Die Fernsehbilder haben mich an Erlebnisse bei der Paralympics Revival 1997 in Duderstadt erinnert, über die ich berichten durfte: Unvergessen die Interviews mit Sportlern von China bis Australien, deren wohltuende Ausgewogenheit zwischen Ehrgeiz und Fairness; die ausgefeilten Hightech-Prothesen, die körperliche Handicaps ausgleichen; die Sprungtechniken einbeiniger Hochspringer, die auf technische Hilfen verzichteten; das begeisterte, nicht nur mit den Siegern bewegend solidarische Publikum…
Seitdem hat sich vieles weiterentwickelt, und das ist auch Ihrem Engagement zu verdanken. Wie können Wettkämpfe zwischen Menschen mit unterschiedlichen Behinderungen gerecht sein? Sie haben sich für eine transparente Klassifizierung eingesetzt. Sie leiten den Fachbereich Forschung und Entwicklung beim Bundesinstitut für Sportwissenschaften: Auch dank Ihrer Arbeit und der Ihres Teams haben sich Training und Qualifizierungen verbessert. Nicht zuletzt erleben die Leistungssportler nach persönlichen Niederlagen in den Wettkämpfen Sie als Vaterfigur, der Ihnen Mut macht und sie aufrichtet!
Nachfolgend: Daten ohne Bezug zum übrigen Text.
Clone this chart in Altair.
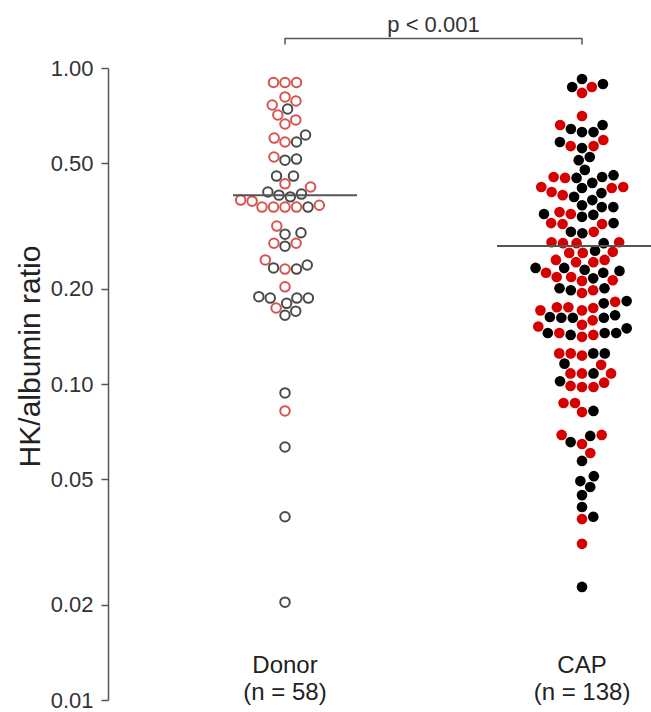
import altair as alt
import numpy as np
import pandas as pd

# ---------------- data ----------------
groups = ["Donor", "CAP"]

donor_values = [0.90, 0.90, 0.90,
                0.81, 0.786, 0.742, 0.764, 0.710, 0.665, 0.685,
                0.600, 0.583, 0.583, 0.614,
                0.523, 0.511, 0.515,
                0.455, 0.455,
                0.430, 0.420,
                0.391, 0.405, 0.396, 0.399,
                0.368, 0.363, 0.363, 0.363, 0.363, 0.363, 0.379, 0.382,
                0.316, 0.301, 0.298, 0.279, 0.273, 0.279,
                0.247, 0.231, 0.231, 0.233, 0.238,
                0.203, 0.187, 0.187, 0.187, 0.174, 0.165, 0.170, 0.180, 0.189,
                0.0937, 0.0822, 0.0632, 0.0380, 0.0204]
donor_codes = ["R", "R", "R",
               "R", "R", "K", "R", "R", "R", "R",
               "R", "R", "K", "K",
               "R", "K", "K",
               "K", "K",
               "R", "R",
               "K", "K", "K", "K",
               "R", "R", "R", "R", "K", "R", "R", "R",
               "R", "K", "K", "R", "K", "R",
               "R", "R", "K", "K", "K",
               "R", "K", "K", "K", "R", "K", "K", "K", "K",
               "K", "R", "K", "K", "K"]

cap_values = [0.890, 0.871, 0.923, 0.834, 0.871,
              0.705,
              0.660, 0.641, 0.627, 0.627, 0.660,
              0.583, 0.566, 0.558, 0.566, 0.592,
              0.523, 0.511,
              0.476, 0.452,
              0.458, 0.433, 0.417, 0.449, 0.420, 0.420, 0.449, 0.452, 0.417, 0.405, 0.396, 0.391, 0.382, 0.402,
              0.363, 0.368, 0.363, 0.345, 0.338, 0.350, 0.345, 0.343, 0.323, 0.321,
              0.323, 0.321, 0.303, 0.300, 0.303, 0.281, 0.281, 0.279, 0.279, 0.279,
              0.264, 0.260, 0.262, 0.260,
              0.247, 0.243, 0.247, 0.243,
              0.233, 0.225, 0.218, 0.216, 0.230, 0.225, 0.233, 0.218, 0.228,
              0.212, 0.213,
              0.201, 0.198, 0.201, 0.194, 0.198,
              0.182, 0.175, 0.174, 0.175, 0.180, 0.183,
              0.171, 0.165, 0.162, 0.162, 0.162, 0.159, 0.163, 0.171,
              0.154, 0.150, 0.145, 0.145, 0.143, 0.141, 0.143, 0.145, 0.145, 0.152,
              0.125, 0.123, 0.125, 0.125, 0.125,
              0.115, 0.116,
              0.108, 0.108, 0.108, 0.108,
              0.102, 0.0986, 0.0978, 0.0978, 0.101,
              0.0871, 0.0871, 0.0815, 0.0822,
              0.0690, 0.0655, 0.0646, 0.0685, 0.0690, 0.0605, 0.0571,
              0.0493, 0.0511, 0.0472, 0.0445, 0.0408, 0.0374, 0.0380,
              0.0312, 0.0228]
cap_codes = ["K", "R", "K", "R", "K",
             "R",
             "K", "K", "K", "K", "R",
             "K", "R", "K", "R", "R",
             "K", "K",
             "K", "K",
             "K", "K", "K", "K", "R", "R", "R", "R", "R", "R", "R", "K", "K", "K",
             "K", "K", "K", "R", "K", "R", "K", "K", "R", "R",
             "K", "R", "K", "K", "R", "R", "R", "R", "R", "K",
             "K", "R", "R", "R",
             "R", "R", "R", "R",
             "K", "K", "R", "K", "K", "R", "K", "R", "K",
             "R", "R",
             "K", "R", "K", "R", "K",
             "R", "R", "R", "R", "K", "K",
             "R", "K", "K", "K", "K", "R", "K", "R",
             "R", "K", "K", "R", "R", "R", "K", "K", "K", "R",
             "K", "R", "R", "K", "R",
             "R", "K",
             "R", "K", "R", "R",
             "K", "R", "R", "R", "R",
             "R", "R", "R", "K",
             "R", "K", "R", "K", "R", "R", "K",
             "K", "K", "K", "K", "K", "R", "K",
             "R", "K"]

p_label = "p < 0.001"
y_ticks = [0.01, 0.02, 0.05, 0.1, 0.2, 0.5, 1.0]
y_title = "HK/albumin ratio"

# ---------------- layout helpers ----------------
W, H = 543, 632                 # plot area in px
PX_PER_GROUP = 297.0            # distance between group centres in px
X_MIN = -177.0 / PX_PER_GROUP
X_MAX = (W - 177.0) / PX_PER_GROUP
Y_MIN, Y_MAX = 0.01, 1.0
DIAM = 11.5                     # collision distance for the swarm (px)


def swarm_offsets(values):
    """Beeswarm: place each point as close to the centre as possible."""
    span = np.log10(Y_MAX) - np.log10(Y_MIN)
    py = [(np.log10(Y_MAX) - np.log10(v)) / span * H for v in values]
    order = sorted(range(len(values)), key=lambda i: -py[i])
    placed = []
    xs = [0.0] * len(values)
    for i in order:
        cands = [0.0]
        for (xj, yj) in placed:
            dy = abs(py[i] - yj)
            if dy < DIAM:
                dx = np.sqrt(DIAM ** 2 - dy ** 2)
                cands += [xj + dx + 1e-6, xj - dx - 1e-6]
        cands.sort(key=lambda c: (abs(c), -c))
        for c in cands:
            if all((c - xj) ** 2 + (py[i] - yj) ** 2 >= DIAM ** 2 - 1e-3
                   for (xj, yj) in placed):
                xs[i] = c
                break
        placed.append((xs[i], py[i]))
    return [x / PX_PER_GROUP for x in xs]


donor_df = pd.DataFrame({"group": groups[0], "value": donor_values, "code": donor_codes})
donor_df["xpos"] = 0 + np.array(swarm_offsets(donor_values))
cap_df = pd.DataFrame({"group": groups[1], "value": cap_values, "code": cap_codes})
cap_df["xpos"] = 1 + np.array(swarm_offsets(cap_values))

mean_df = pd.DataFrame({
    "group": groups,
    "value": [float(np.mean(donor_values)), float(np.mean(cap_values))],
    "x_from": [0 - 52 / PX_PER_GROUP, 1 - 85 / PX_PER_GROUP],
    "x_to": [0 + 72 / PX_PER_GROUP, X_MAX],
})

label_df = pd.DataFrame({
    "xpos": [0, 1],
    "line1": groups,
    "line2": [f"(n = {len(donor_values)})", f"(n = {len(cap_values)})"],
})
bracket_df = pd.DataFrame({"xa": [0], "xb": [1], "mid": [0.5], "txt": [p_label]})
bracket_ends = pd.DataFrame({"xa": [0, 1]})

xs = alt.Scale(domain=[X_MIN, X_MAX], nice=False, zero=False)
ys = alt.Scale(type="log", domain=[Y_MIN, Y_MAX], nice=False)

y_axis = alt.Axis(values=y_ticks, format=".2f", grid=False,
                  tickSize=7, tickWidth=1.5, tickColor="#555",
                  domainWidth=1.5, domainColor="#555",
                  labelFontSize=22, labelColor="#333", labelPadding=8,
                  titleFontSize=30, titleFontWeight="normal", titleColor="#222",
                  titleX=-78, titleY=288, titleAngle=270,
                  titleAlign="center", titleBaseline="middle")


def yenc(field):
    return alt.Y(field, scale=ys, axis=y_axis, title=y_title)


donor_pts = alt.Chart(donor_df).mark_point(
    shape="circle", filled=False, strokeWidth=2, size=90, opacity=1
).encode(
    x=alt.X("xpos:Q", scale=xs, axis=None),
    y=yenc("value:Q"),
    stroke=alt.Stroke("code:N", scale=alt.Scale(domain=["R", "K"], range=["#d4544f", "#4a4a4a"]), legend=None),
)

cap_pts = alt.Chart(cap_df).mark_circle(size=113, opacity=1).encode(
    x=alt.X("xpos:Q", scale=xs, axis=None),
    y=yenc("value:Q"),
    color=alt.Color("code:N", scale=alt.Scale(domain=["R", "K"], range=["#d60000", "#000000"]), legend=None),
)

mean_lines = alt.Chart(mean_df).mark_rule(color="#555", strokeWidth=2, clip=True).encode(
    x=alt.X("x_from:Q", scale=xs, axis=None),
    x2="x_to:Q",
    y=yenc("value:Q"),
)

bracket = alt.Chart(bracket_df).mark_rule(color="#555", strokeWidth=1.5).encode(
    x=alt.X("xa:Q", scale=xs, axis=None), x2="xb:Q", y=alt.value(-29.5)
)
bracket_ticks = alt.Chart(bracket_ends).mark_rule(color="#555", strokeWidth=1.5).encode(
    x=alt.X("xa:Q", scale=xs, axis=None), y=alt.value(-30), y2=alt.value(-23.5)
)
p_text = alt.Chart(bracket_df).mark_text(fontSize=22, color="#333", baseline="alphabetic", align="center").encode(
    x=alt.X("mid:Q", scale=xs, axis=None), y=alt.value(-36), text="txt:N"
)

lab1 = alt.Chart(label_df).mark_text(fontSize=24, color="#222", baseline="alphabetic", align="center").encode(
    x=alt.X("xpos:Q", scale=xs, axis=None), y=alt.value(605), text="line1:N"
)
lab2 = alt.Chart(label_df).mark_text(fontSize=24, color="#222", baseline="alphabetic", align="center").encode(
    x=alt.X("xpos:Q", scale=xs, axis=None), y=alt.value(632), text="line2:N"
)

chart = alt.layer(
    donor_pts, cap_pts, mean_lines, bracket, bracket_ticks, p_text, lab1, lab2
).properties(
    width=W, height=H,
    autosize=alt.AutoSizeParams(type="none"),
    padding={"left": 108, "top": 68, "right": 0, "bottom": 12},
).configure(
    font="Liberation Sans", background="white"
).configure_view(strokeWidth=0)

chart.save("out.html", embed_options={"renderer": "svg", "actions": False})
Es ist eigentlich traurig, dass mir –  wie vielen anderen auch – der Sport von Menschen mit Handicap noch immer wie eine Parallelwelt erscheint. Und ich möchte daher das Augenmerk mit diesen Zeilen genauso auf die Sportler selbst lenken, die Teams, die hinter ihnen stehen, Trainer und Betreuer, Förderer und Fans: alle, dank derer dieser Sport möglich ist, durch die Menschen ihre Fähigkeiten, Leistungen und Grenzen austesten und erweitern können, und die mit dafür sorgen, dass er immer mehr zu einem sichtbaren Teil unserer Gesellschaft wird, der ganz selbstverständlich dazugehört wie andere Bereiche auch. An sie alle ein Wort des Dankes für ihren wertvollen Dienst!

Längst arbeiten die meisten Paralympischen Athleten gemeinsam in Trainingsgruppen mit Sportlern aus dem olympischen Bereich. Ein weiterer, Schritt in Richtung Gleichbehandlung, den ich mir für die Zukunft wünschen würde: die Olympischen und die Paralympischen Spiele nicht zeitlich getrennt, sondern zusammen stattfinden zu lassen.

Mit freundlichen Grüßen,

Clemens Behr
Redaktion NEUE STADT

Unser offener Brief wendet sich an Karl Quade, 59, promovierter Sportwissenschaftler und Vizepräsident Leistungssport beim Deutschen Behindertensportverband mit 650 000 Mitgliedern. Seit 1996 ist Quade bei den Paralympischen Sommer- und Winterspielen „Chef de Mission“, was Aufgaben der Organisation, Repräsentation und Öffentlichkeitsarbeit beinhaltet.